Wednesday, May 15, 2013

"Natural Born Killers" / Death Penalty

Until today I had been so alienated by the idea of a feature about serial killers that I wouldn't watch "Natural Born Killers" but I did it today based on a recommendation from Cat.  What I discovered was the most profound statement against the death penalty I've ever seen or heard.

Perhaps you think Tarantino made the movie to demonstrate the need to execute such people, that they're so incredibly-damaged there is no chance of rehabilitation so there's no option but to execute them.  However, in Tarantino's own words:  "I find serial killers so foul that, in my heart, I wish they could just be executed.  The trouble with that is that it's making me go against what I believe in."

Tarantino also said he became sick of Mickey and Mallory pretty quickly.  From that I take that after creating the demon, he had to see it through.  Nevertheless, the result, in my view, was the best and most powerful piece of work I've ever seen from him and I already regarded him as brilliant.  Dismissing his work as mindless violence is a failure to think about what motivated him to do it.

He said he didn't know if his disgust with serial killers and his wish he could execute them worked its way into the story.  What I saw was a vivid portrait of two people without the faintest compunction against killing but at the same time with a profound and committed love for one another.  The love did not appear to be based on their mutual desire to kill people but rather, as Mickey said, it was Fate.  Tarantino went to, what appeared to me, great lengths to demonstrate what damaged them so much they could start acting as they did and, overall, I saw the treatment as highly-sympathetic.

How much of Tarantino's story remained after Oliver Stone's edits is something only they can know but Tarantino said, "It's not going to be my movie, it's going to be Oliver Stone's, and God bless him. I hope he does a good job with it. If I wasn't emotionally attached to it, I'm sure I would find it very interesting. If you like my stuff, you might not like this movie. But if you like his stuff, you're probably going to love it. It might be the best thing he's ever done, but not because of anything to do with me. [...] I actually can't wait to see it, to tell you the truth."  (WIKI:  Natural Born Killers)


What I also took from the movie was a deep contempt for what is considered 'murder' as this falls anywhere between devastating rain forests, anonymous predator drone executions, state-sponsored executions, or, as most recently reported, a Syrian resistance fighter eating the heart of one of Assad's soldiers.  (CNN:  Video: Syrian rebel cuts out soldier's heart, eats it )

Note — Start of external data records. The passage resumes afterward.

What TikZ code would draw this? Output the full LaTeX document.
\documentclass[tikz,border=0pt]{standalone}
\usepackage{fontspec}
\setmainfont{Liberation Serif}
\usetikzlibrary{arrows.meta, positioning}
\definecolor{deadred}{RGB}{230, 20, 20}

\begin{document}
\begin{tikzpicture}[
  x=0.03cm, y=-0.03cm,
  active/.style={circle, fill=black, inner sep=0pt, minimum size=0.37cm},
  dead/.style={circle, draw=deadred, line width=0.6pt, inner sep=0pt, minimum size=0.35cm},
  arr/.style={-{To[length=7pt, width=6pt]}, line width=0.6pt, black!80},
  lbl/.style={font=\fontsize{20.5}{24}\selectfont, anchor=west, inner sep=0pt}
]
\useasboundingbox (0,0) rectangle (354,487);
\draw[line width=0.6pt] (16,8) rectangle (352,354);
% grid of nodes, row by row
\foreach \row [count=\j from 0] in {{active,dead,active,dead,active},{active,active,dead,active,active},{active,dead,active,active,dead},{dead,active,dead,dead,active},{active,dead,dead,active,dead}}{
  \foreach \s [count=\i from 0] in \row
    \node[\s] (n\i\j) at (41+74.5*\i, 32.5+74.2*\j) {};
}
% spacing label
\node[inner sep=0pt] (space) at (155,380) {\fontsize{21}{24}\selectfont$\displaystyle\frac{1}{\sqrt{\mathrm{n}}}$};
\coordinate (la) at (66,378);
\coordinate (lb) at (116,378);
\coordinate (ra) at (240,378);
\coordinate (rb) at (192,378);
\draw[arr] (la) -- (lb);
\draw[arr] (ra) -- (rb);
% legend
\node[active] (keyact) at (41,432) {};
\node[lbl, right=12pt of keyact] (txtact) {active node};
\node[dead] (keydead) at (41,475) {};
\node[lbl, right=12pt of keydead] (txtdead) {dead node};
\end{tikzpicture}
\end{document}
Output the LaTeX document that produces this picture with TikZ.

Note regarding this reference:  I have not watched the video but the simple fact that CNN presents it further illustrates Tarantino's original point of a profound bloodlust both in the execution by the soldier and by those who choose to watch the video of the event.

Given the extraordinary flexibility the state shows in justifying killing, it really doesn't seem all that surprising that serial killers would see little difference between that and the murders they commit.  While Tarantino is clear on his revulsion for serial killers, his treatment and that of Oliver Stone is ultimately sympathetic as they 'get away with it.'  The last scene shows them some years after escaping from the prison and they're in an RV with their kids with Mallory highly-pregnant.

In my own opinion, the ending doesn't reflect what Tarantino would have done as I very much doubt he would have permitted them to get away with it.  The reason Stone ended it that way was to demonstrate their victory over the blood lusting media as this freed them to live as they otherwise would have chosen.  In my view, this is utter rubbish is it was clearly demonstrated that they were profoundly damaged before the media had anything to do with it and successfully executing a killing spree could not possibly serve to cure that.

As a symbol of the freedom we all might enjoy if the news media channels reverted to informational tools rather than sources of entertainment, the ending serves well but it provides no message of any value as to what society should do with serial killers now.  One can only infer from the rest of the movie that they're too dangerous to ever go free but the ending creates some ambivalence about that.  What I take quite clearly from the rest of the movie is that capital punishment only serves to feed the desensitization of people regarding killing and further incites killing rather than reducing it in any way.

Notwithstanding any satisfaction or the lack of it in the final scene, the movie as a whole is an extraordinary piece of work and I was stunned by it.

Reference:  "Quentin Tarantino:  Interviews" edited by Gerald Peary

2 comments:

Apmel said...

Food for thought, thank you!

Unknown said...

I appreciate that you feel that. Thank you!